Saturday found me at Soho Photo Gallery attending the monthly portfolio review committee meeting where we get to review applications for membership and exhibitions. There was also a meeting of the Associate Members that afternoon as well. This is where more junior members bring in work in order to get some valuable feedback from  more accomplished members as well as fellow associates. I like attending these events and helping out. I always try to listen to the feedback given to associates. Sometimes the comments help me in my work or help solidify some notion I may have been carrying around in the back of my mind for some length of time. On Saturday the facilitator of the group made a great comment about an associate’s “street” photographs. He said (and I am paraphrase wildly here) “You can bring to the street an idea and use the street as a resource in order to get that idea across photographically.”

That comment helped solidify in my mind what exactly I was finding unappealing about street photography and the different direction I was trying to take my street work (or StreetWork as I call  it). I find most street photography to be very reactive with no real intention or world view evident (yeah, yeah, I know Robert Frank blah, blah, blah) but in general street photography for most photographers is a collection of moments captured that are funny or surreal, or absurd.  But what I find more appealing is when a photographer has a specific idea in mind; be it about a concept like “time” (think of Paul Graham’s recent work The Present) or an emotion (think of Mashisa Fukase’s Solitude of Ravens).

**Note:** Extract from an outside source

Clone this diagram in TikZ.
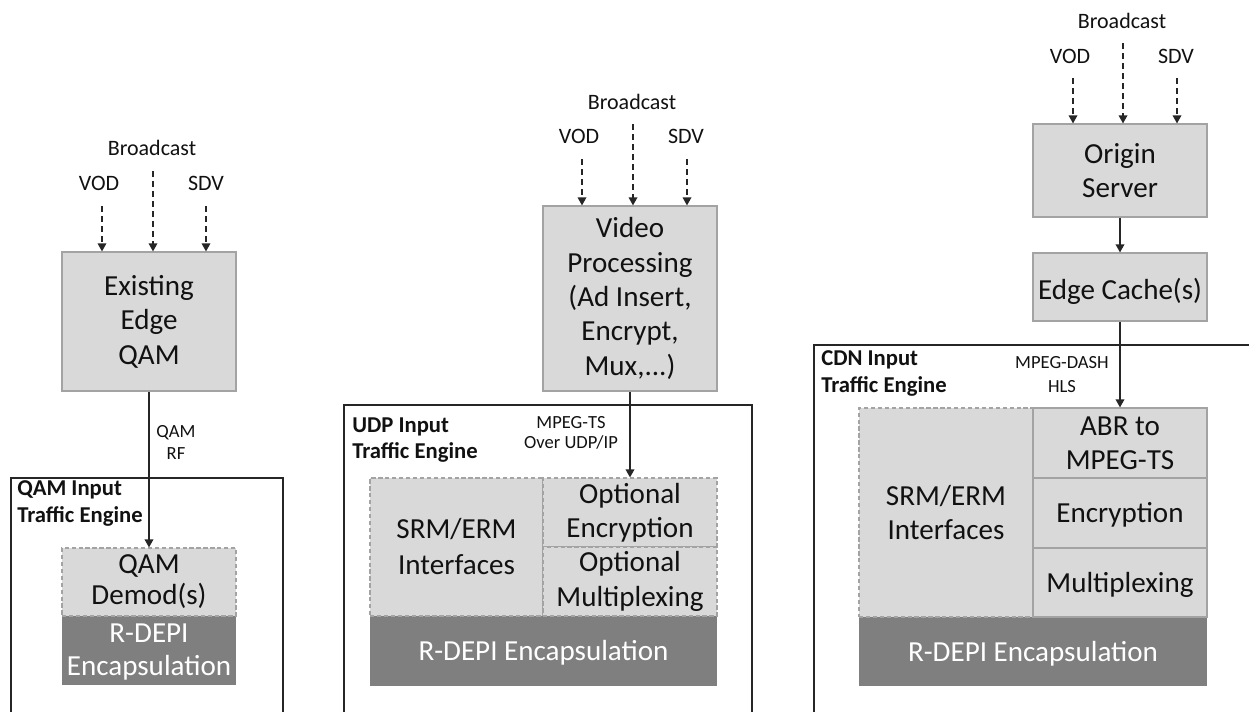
\documentclass[tikz,border=0pt]{standalone}
\usepackage{fontspec}
\setmainfont{Carlito}
\usetikzlibrary{arrows.meta,fit}

\definecolor{boxfill}{HTML}{D9D9D9}
\definecolor{boxline}{HTML}{A3A3A3}
\definecolor{encfill}{HTML}{7F7F7F}
\definecolor{ink}{HTML}{111111}
\definecolor{wire}{HTML}{262626}

\tikzset{
  big/.style={font=\fontsize{21.8}{25.8}\selectfont, align=center, inner sep=0pt, text=ink},
  bigw/.style={big, text=white},
  small/.style={font=\fontsize{16.5}{20}\selectfont, text=ink},
  tiny/.style={font=\fontsize{13.9}{17}\selectfont, text=ink, align=center},
  engine/.style={font=\bfseries\fontsize{17}{20}\selectfont, text=ink, align=left, anchor=west, inner sep=0pt},
  blk/.style={fill=boxfill, draw=boxline, line width=0.9pt, inner sep=0pt},
  dblk/.style={blk, dash pattern=on 3.2pt off 2pt},
  enc/.style={fill=encfill, draw=none, inner sep=0pt},
  inarrow/.style={draw=wire, line width=0.9pt, dash pattern=on 4.5pt off 3pt,
                  -{Triangle[length=6pt,width=6.5pt]}},
  conn/.style={draw=wire, line width=1pt, -{Triangle[length=6pt,width=6.5pt]}},
  cont/.style={draw=wire, line width=1pt},
}

\begin{document}
\begin{tikzpicture}[x=0.75pt, y=-0.75pt]
\useasboundingbox (0,0) rectangle (1249,711);

% ---------------- QAM input traffic engine ----------------
\node[blk, fit={(62,252)(236,391)}] (ex) {};
\node[big] (ex-t) at (ex.center) {Existing\\Edge\\QAM};
\node[small] (bc1) at (152,148) {Broadcast};
\node[small] (vod1) at (99,183) {VOD};
\node[small] (sdv1) at (206,183) {SDV};
\coordinate (bcs1) at (153,171);
\coordinate (vods1) at (102,206);
\coordinate (sdvs1) at (206,206);
\draw[inarrow] (bcs1) -- (bcs1 |- ex.north);
\draw[inarrow] (vods1) -- (vods1 |- ex.north);
\draw[inarrow] (sdvs1) -- (sdvs1 |- ex.north);

\draw[cont] (11,715) -- (11,478) -- (283,478) -- (283,715);
\node[engine] (lab1) at (17,503.5) {QAM Input\\Traffic Engine};

\node[enc, fit={(62,616)(236,685)}] (rd1) {};
\node[bigw, font=\fontsize{21.8}{24.8}\selectfont] (rd1-t) at ([yshift=-1pt]rd1.center) {R-DEPI\\Encapsulation};
\node[dblk, fit={(62,548)(236,616)}] (demod) {};
\node[big, font=\fontsize{21.8}{23.3}\selectfont] (demod-t) at (demod.center) {QAM\\Demod(s)};

\draw[conn] (ex.south) -- (demod.north);
\node[tiny, font=\fontsize{13.9}{17.2}\selectfont] (qrf) at (176,442.5) {QAM\\RF};

% ---------------- UDP input traffic engine ----------------
\node[blk, fit={(543,206)(717,391)}] (vp) {};
\node[big] (vp-t) at (vp.center) {Video\\Processing\\(Ad Insert,\\Encrypt,\\Mux,...)};
\node[small] (bc2) at (632,102) {Broadcast};
\node[small] (vod2) at (579,136) {VOD};
\node[small] (sdv2) at (686,136) {SDV};
\coordinate (bcs2) at (633,124);
\coordinate (vods2) at (582,159);
\coordinate (sdvs2) at (687,159);
\draw[inarrow] (bcs2) -- (bcs2 |- vp.north);
\draw[inarrow] (vods2) -- (vods2 |- vp.north);
\draw[inarrow] (sdvs2) -- (sdvs2 |- vp.north);

\draw[cont] (344,715) -- (344,405) -- (752,405) -- (752,715);
\node[engine] (lab2) at (352,440) {UDP Input\\Traffic Engine};

\node[enc, fit={(370,616)(717,686)}] (rd2) {};
\node[bigw] (rd2-t) at ([yshift=-1.5pt]rd2.center) {R-DEPI Encapsulation};
\node[dblk, fit={(370,478)(543,616)}] (srm2) {};
\node[big, font=\fontsize{21.8}{27}\selectfont] (srm2-t) at (srm2.center) {SRM/ERM\\Interfaces};
\node[dblk, fit={(543,478)(717,547)}] (oenc) {};
\node[big] (oenc-t) at (oenc.center) {Optional\\Encryption};
\node[dblk, fit={(543,547)(717,616)}] (omux) {};
\node[big] (omux-t) at (omux.center) {Optional\\Multiplexing};

\draw[conn] (vp.south) -- (oenc.north);
\node[tiny, font=\fontsize{13.9}{15}\selectfont] (udp) at (571,433) {MPEG-TS\\Over UDP/IP};

% ---------------- CDN input traffic engine ----------------
\node[blk, fit={(1033,124)(1207,217)}] (org) {};
\node[big] (org-t) at (org.center) {Origin\\Server};
\node[small] (bc3) at (1122,21) {Broadcast};
\node[small] (vod3) at (1070,56) {VOD};
\node[small] (sdv3) at (1176,56) {SDV};
\coordinate (bcs3) at (1123,43);
\coordinate (vods3) at (1073,78);
\coordinate (sdvs3) at (1177,78);
\draw[inarrow] (bcs3) -- (bcs3 |- org.north);
\draw[inarrow] (vods3) -- (vods3 |- org.north);
\draw[inarrow] (sdvs3) -- (sdvs3 |- org.north);

\node[blk, fit={(1033,253)(1207,321)}] (cache) {};
\node[big] (cache-t) at ([yshift=-3pt]cache.center) {Edge Cache(s)};
\draw[conn] (org.south) -- (cache.north);

\draw[cont] (814,715) -- (814,345) -- (1253,345);
\node[engine] (lab3) at (821,373.5) {CDN Input\\Traffic Engine};

\node[enc, fit={(859,617)(1207,686)}] (rd3) {};
\node[bigw] (rd3-t) at ([yshift=-1.5pt]rd3.center) {R-DEPI Encapsulation};
\node[dblk, fit={(859,408)(1033,617)}] (srm3) {};
\node[big] (srm3-t) at (srm3.center) {SRM/ERM\\Interfaces};
\node[blk, fit={(1033,408)(1207,478)}] (abr) {};
\node[big] (abr-t) at (abr.center) {ABR to\\MPEG-TS};
\node[blk, fit={(1033,478)(1207,548)}] (enc3) {};
\node[big] (enc3-t) at ([yshift=-1.5pt]enc3.center) {Encryption};
\node[blk, fit={(1033,548)(1207,617)}] (mux3) {};
\node[big] (mux3-t) at ([yshift=-1.5pt]mux3.center) {Multiplexing};

\draw[conn] (cache.south) -- (abr.north);
\node[tiny, font=\fontsize{13.9}{18}\selectfont] (dash) at (1062,375) {MPEG-DASH\\HLS};
\end{tikzpicture}
\end{document}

My most recent foray into “street photography” is a series I am calling, Navigation Without Numbers, and it mainly deals with the idea of being  unmoored from society and feeling as if you don’t belong.  Hmm… I think the song by The Doors may sum it up pretty well:

People are strange when you’re a stranger 
Faces look ugly when you’re alone 
Women seem wicked when you’re unwanted 
Streets are uneven when you’re down 

And so getting back to the comment heard in the Associate Members meeting, when I am walking the streets I am looking for scenes, things, groups that visualize this idea of being cut loose from society, of being alone and uncared for (as one would be in a Mitt Romney world). I am not reacting to situations rather I am a hunter of images (to steal a phrase from Daido Moriyama). And so I am not reacting but rather I am acting, The City is a resource to be used much as a painter uses paint or a sculptor uses clay.